** Task to complete **
Reproduce, character for character, the lines below from the first through the one with "at (358, 250)". Leave pictures out.

——————————

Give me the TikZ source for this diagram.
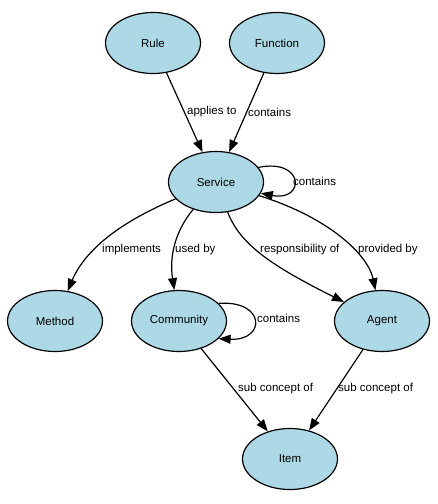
\documentclass[tikz,border=0pt]{standalone}
\usepackage{fontspec}
\setmainfont{Liberation Sans}
\usetikzlibrary{shapes.geometric,arrows.meta}
\definecolor{conceptblue}{RGB}{173,216,230}
\tikzset{
	concept/.style={ellipse, draw=black, line width=1.2pt, fill=conceptblue, minimum width=95pt, minimum height=61pt, inner sep=0pt, font=\fontsize{11.5}{13}\selectfont},
	rel/.style={line width=1.2pt, -{Triangle[length=12pt,width=9pt]}},
	lbl/.style={anchor=west, inner sep=0pt, font=\fontsize{11.5}{13}\selectfont}
}
\begin{document}
\begin{tikzpicture}[x=1pt, y=-1pt]
			%%%%% START %%%%%
			\useasboundingbox (0, 0) rectangle (438, 504);
			
			\node[concept] (rule) at (153, 43) {Rule};
			\node[concept] (function) at (277, 43) {Function};
			\node[concept] (service) at (216, 182) {Service};
			\node[concept] (method) at (55, 321) {Method};
			\node[concept] (community) at (179, 321) {Community};
			\node[concept] (agent) at (382, 321) {Agent};
			\node[concept] (item) at (290, 459) {Item};
			
			\draw[rel] (rule) -- (service);
			\node[lbl] (appliesto) at (187, 112) {applies to};
			\draw[rel] (function) -- (service);
			\node[lbl] (fncontains) at (248, 112) {contains};
			
			\draw[rel] (service.19) .. controls (305, 158) and (305, 202) .. (service.-14);
			\node[lbl] (svccontains) at (293, 181) {contains};
			
			\draw[rel] (service) .. controls (120, 222) and (85, 250) .. (method);
			\node[lbl] (implements) at (102, 250) {implements};
			\draw[rel] (service) .. controls (176, 230) and (169, 255) .. (community);
			\node[lbl] (usedby) at (175, 250) {used by};
			\draw[rel] (service) .. controls (240, 244) and (270, 265) .. (agent);
			\node[lbl] (responsible) at (260, 250) {responsibility of};
			\draw[rel] (service) .. controls (330, 218) and (368, 255) .. (agent);
			\node[lbl] (providedby) at (358, 250) {provided by};
			
			\draw[rel] (community.24) .. controls (266, 300) and (266, 341) .. (community.-24);
			\node[lbl] (comcontains) at (257, 318) {contains};
			
			\draw[rel] (community) -- (item);
			\node[lbl] (subcomm) at (238, 389) {sub concept of};
			\draw[rel] (agent) -- (item);
			\node[lbl] (subagent) at (338, 389) {sub concept of};
			%%%%% END %%%%%
\end{tikzpicture}
\end{document}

——————————

** Exercise answer **
Give me the TikZ source for this diagram.
\documentclass[tikz,border=0pt]{standalone}
\usepackage{fontspec}
\setmainfont{Liberation Sans}
\usetikzlibrary{shapes.geometric,arrows.meta}
\definecolor{conceptblue}{RGB}{173,216,230}
\tikzset{
	concept/.style={ellipse, draw=black, line width=1.2pt, fill=conceptblue, minimum width=95pt, minimum height=61pt, inner sep=0pt, font=\fontsize{11.5}{13}\selectfont},
	rel/.style={line width=1.2pt, -{Triangle[length=12pt,width=9pt]}},
	lbl/.style={anchor=west, inner sep=0pt, font=\fontsize{11.5}{13}\selectfont}
}
\begin{document}
\begin{tikzpicture}[x=1pt, y=-1pt]
			%%%%% START %%%%%
			\useasboundingbox (0, 0) rectangle (438, 504);
			
			\node[concept] (rule) at (153, 43) {Rule};
			\node[concept] (function) at (277, 43) {Function};
			\node[concept] (service) at (216, 182) {Service};
			\node[concept] (method) at (55, 321) {Method};
			\node[concept] (community) at (179, 321) {Community};
			\node[concept] (agent) at (382, 321) {Agent};
			\node[concept] (item) at (290, 459) {Item};
			
			\draw[rel] (rule) -- (service);
			\node[lbl] (appliesto) at (187, 112) {applies to};
			\draw[rel] (function) -- (service);
			\node[lbl] (fncontains) at (248, 112) {contains};
			
			\draw[rel] (service.19) .. controls (305, 158) and (305, 202) .. (service.-14);
			\node[lbl] (svccontains) at (293, 181) {contains};
			
			\draw[rel] (service) .. controls (120, 222) and (85, 250) .. (method);
			\node[lbl] (implements) at (102, 250) {implements};
			\draw[rel] (service) .. controls (176, 230) and (169, 255) .. (community);
			\node[lbl] (usedby) at (175, 250) {used by};
			\draw[rel] (service) .. controls (240, 244) and (270, 265) .. (agent);
			\node[lbl] (responsible) at (260, 250) {responsibility of};
			\draw[rel] (service) .. controls (330, 218) and (368, 255) .. (agent);
			\node[lbl] (providedby) at (358, 250) {provided by};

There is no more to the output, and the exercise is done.